◆ WHAT NEEDS TO BE DONE
Without the pictures, output the lines of the material from the very first through the one that holds "0.995, 0.998, 1.0];".

◆ DATA LINES
* BEGIN *

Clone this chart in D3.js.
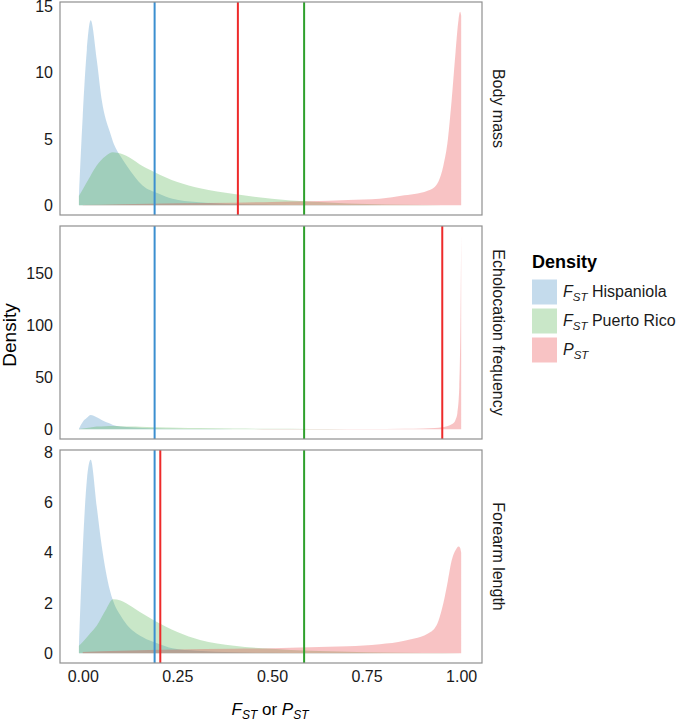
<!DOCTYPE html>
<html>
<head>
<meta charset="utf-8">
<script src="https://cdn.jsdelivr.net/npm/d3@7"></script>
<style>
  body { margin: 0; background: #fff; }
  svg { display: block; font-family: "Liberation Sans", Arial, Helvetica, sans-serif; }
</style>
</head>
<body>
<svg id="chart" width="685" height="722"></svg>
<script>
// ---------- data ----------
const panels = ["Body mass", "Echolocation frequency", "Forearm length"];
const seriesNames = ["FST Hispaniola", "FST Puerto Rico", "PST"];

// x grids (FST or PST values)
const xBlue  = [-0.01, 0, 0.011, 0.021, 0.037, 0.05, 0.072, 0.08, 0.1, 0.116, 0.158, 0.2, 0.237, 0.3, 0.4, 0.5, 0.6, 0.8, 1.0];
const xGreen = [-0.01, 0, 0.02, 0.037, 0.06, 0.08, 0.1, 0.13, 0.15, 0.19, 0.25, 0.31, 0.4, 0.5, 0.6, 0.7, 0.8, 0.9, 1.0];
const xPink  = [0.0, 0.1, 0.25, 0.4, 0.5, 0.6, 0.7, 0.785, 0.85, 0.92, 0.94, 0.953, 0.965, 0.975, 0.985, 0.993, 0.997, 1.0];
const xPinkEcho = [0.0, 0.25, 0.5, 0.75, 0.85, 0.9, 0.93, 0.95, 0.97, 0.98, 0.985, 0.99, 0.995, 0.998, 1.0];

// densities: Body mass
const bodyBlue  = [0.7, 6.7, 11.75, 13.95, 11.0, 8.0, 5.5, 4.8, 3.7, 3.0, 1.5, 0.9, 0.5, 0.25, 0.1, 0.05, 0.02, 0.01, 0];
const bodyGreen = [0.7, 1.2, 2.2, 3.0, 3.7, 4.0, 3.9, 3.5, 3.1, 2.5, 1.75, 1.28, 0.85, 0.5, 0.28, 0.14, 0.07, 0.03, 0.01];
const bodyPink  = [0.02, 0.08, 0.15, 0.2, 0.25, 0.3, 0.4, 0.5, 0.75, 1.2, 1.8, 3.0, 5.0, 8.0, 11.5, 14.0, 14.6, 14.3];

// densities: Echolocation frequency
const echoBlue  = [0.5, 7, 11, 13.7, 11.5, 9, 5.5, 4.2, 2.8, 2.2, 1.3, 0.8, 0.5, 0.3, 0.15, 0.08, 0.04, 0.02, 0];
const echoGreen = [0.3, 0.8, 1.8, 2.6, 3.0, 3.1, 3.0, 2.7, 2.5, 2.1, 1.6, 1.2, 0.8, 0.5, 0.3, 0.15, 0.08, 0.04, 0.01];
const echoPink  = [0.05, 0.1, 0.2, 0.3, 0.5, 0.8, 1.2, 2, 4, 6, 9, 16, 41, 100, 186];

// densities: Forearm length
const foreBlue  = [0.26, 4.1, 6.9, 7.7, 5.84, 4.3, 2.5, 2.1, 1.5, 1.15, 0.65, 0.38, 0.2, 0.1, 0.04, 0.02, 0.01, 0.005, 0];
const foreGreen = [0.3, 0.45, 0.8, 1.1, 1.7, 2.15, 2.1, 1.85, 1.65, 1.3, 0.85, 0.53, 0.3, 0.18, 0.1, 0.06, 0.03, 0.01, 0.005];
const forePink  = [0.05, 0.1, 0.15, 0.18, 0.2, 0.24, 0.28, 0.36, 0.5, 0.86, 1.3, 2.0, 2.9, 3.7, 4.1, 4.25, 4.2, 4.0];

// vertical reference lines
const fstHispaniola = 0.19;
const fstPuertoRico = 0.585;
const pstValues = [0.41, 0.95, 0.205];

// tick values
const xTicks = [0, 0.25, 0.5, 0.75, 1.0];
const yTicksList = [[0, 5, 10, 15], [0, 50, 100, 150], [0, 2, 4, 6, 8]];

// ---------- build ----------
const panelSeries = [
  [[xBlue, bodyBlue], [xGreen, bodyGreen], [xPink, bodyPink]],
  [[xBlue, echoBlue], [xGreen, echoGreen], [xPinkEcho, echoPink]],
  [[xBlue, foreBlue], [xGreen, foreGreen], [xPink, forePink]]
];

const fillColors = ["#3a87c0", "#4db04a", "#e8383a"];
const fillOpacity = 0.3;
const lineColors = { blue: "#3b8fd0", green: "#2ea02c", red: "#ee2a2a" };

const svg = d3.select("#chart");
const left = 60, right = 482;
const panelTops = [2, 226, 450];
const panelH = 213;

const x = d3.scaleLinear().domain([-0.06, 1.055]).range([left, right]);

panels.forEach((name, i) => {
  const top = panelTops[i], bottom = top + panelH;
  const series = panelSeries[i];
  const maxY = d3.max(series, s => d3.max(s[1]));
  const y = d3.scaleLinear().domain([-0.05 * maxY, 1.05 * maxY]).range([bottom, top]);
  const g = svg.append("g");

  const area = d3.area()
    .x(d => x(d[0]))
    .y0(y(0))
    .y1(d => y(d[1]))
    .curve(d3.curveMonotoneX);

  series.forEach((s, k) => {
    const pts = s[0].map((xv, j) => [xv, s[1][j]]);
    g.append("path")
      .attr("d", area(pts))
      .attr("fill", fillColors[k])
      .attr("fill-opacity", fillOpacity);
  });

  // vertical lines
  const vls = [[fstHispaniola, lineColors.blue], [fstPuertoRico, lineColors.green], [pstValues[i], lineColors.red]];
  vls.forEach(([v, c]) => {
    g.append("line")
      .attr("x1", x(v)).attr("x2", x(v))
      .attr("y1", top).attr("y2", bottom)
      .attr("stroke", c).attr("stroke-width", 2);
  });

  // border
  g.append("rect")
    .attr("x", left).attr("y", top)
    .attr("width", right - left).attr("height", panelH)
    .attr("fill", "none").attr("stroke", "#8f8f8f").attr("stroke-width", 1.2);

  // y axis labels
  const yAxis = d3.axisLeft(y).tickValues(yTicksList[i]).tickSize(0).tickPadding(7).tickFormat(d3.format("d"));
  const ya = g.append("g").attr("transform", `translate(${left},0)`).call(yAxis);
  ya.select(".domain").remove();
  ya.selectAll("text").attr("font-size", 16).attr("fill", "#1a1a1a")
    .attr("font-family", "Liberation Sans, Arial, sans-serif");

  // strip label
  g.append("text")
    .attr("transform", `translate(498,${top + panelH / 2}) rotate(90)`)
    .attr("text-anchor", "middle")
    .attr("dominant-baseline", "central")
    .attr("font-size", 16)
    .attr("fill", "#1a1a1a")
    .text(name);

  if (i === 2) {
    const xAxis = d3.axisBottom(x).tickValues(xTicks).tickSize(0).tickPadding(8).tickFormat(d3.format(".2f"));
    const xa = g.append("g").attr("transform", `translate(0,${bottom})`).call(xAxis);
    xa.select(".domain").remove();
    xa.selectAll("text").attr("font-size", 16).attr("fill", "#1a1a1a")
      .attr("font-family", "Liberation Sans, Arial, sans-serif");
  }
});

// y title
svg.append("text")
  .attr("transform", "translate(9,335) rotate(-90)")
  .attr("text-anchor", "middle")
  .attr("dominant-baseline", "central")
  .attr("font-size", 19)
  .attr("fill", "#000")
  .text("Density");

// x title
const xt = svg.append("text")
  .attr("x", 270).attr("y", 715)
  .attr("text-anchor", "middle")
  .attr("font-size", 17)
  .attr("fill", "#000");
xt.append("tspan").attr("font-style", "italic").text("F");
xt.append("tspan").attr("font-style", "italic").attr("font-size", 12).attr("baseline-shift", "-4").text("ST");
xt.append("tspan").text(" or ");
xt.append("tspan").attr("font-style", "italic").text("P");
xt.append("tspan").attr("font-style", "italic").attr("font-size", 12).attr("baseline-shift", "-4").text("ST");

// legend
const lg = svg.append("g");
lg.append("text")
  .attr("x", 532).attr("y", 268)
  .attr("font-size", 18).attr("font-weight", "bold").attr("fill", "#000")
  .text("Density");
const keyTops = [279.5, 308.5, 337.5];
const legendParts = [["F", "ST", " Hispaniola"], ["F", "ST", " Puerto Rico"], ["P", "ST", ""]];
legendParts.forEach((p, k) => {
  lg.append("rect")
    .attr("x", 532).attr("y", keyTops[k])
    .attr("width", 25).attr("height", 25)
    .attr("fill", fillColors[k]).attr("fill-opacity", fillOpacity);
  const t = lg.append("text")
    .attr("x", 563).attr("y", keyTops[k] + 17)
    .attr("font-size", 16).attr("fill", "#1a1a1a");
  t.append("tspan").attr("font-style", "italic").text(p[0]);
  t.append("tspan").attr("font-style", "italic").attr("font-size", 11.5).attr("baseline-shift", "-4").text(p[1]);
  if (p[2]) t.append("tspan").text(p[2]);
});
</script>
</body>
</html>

* END *

◆ SOLUTION TO THIS TASK
Clone this chart in D3.js.
<!DOCTYPE html>
<html>
<head>
<meta charset="utf-8">
<script src="https://cdn.jsdelivr.net/npm/d3@7"></script>
<style>
  body { margin: 0; background: #fff; }
  svg { display: block; font-family: "Liberation Sans", Arial, Helvetica, sans-serif; }
</style>
</head>
<body>
<svg id="chart" width="685" height="722"></svg>
<script>
// ---------- data ----------
const panels = ["Body mass", "Echolocation frequency", "Forearm length"];
const seriesNames = ["FST Hispaniola", "FST Puerto Rico", "PST"];

// x grids (FST or PST values)
const xBlue  = [-0.01, 0, 0.011, 0.021, 0.037, 0.05, 0.072, 0.08, 0.1, 0.116, 0.158, 0.2, 0.237, 0.3, 0.4, 0.5, 0.6, 0.8, 1.0];
const xGreen = [-0.01, 0, 0.02, 0.037, 0.06, 0.08, 0.1, 0.13, 0.15, 0.19, 0.25, 0.31, 0.4, 0.5, 0.6, 0.7, 0.8, 0.9, 1.0];
const xPink  = [0.0, 0.1, 0.25, 0.4, 0.5, 0.6, 0.7, 0.785, 0.85, 0.92, 0.94, 0.953, 0.965, 0.975, 0.985, 0.993, 0.997, 1.0];
const xPinkEcho = [0.0, 0.25, 0.5, 0.75, 0.85, 0.9, 0.93, 0.95, 0.97, 0.98, 0.985, 0.99, 0.995, 0.998, 1.0];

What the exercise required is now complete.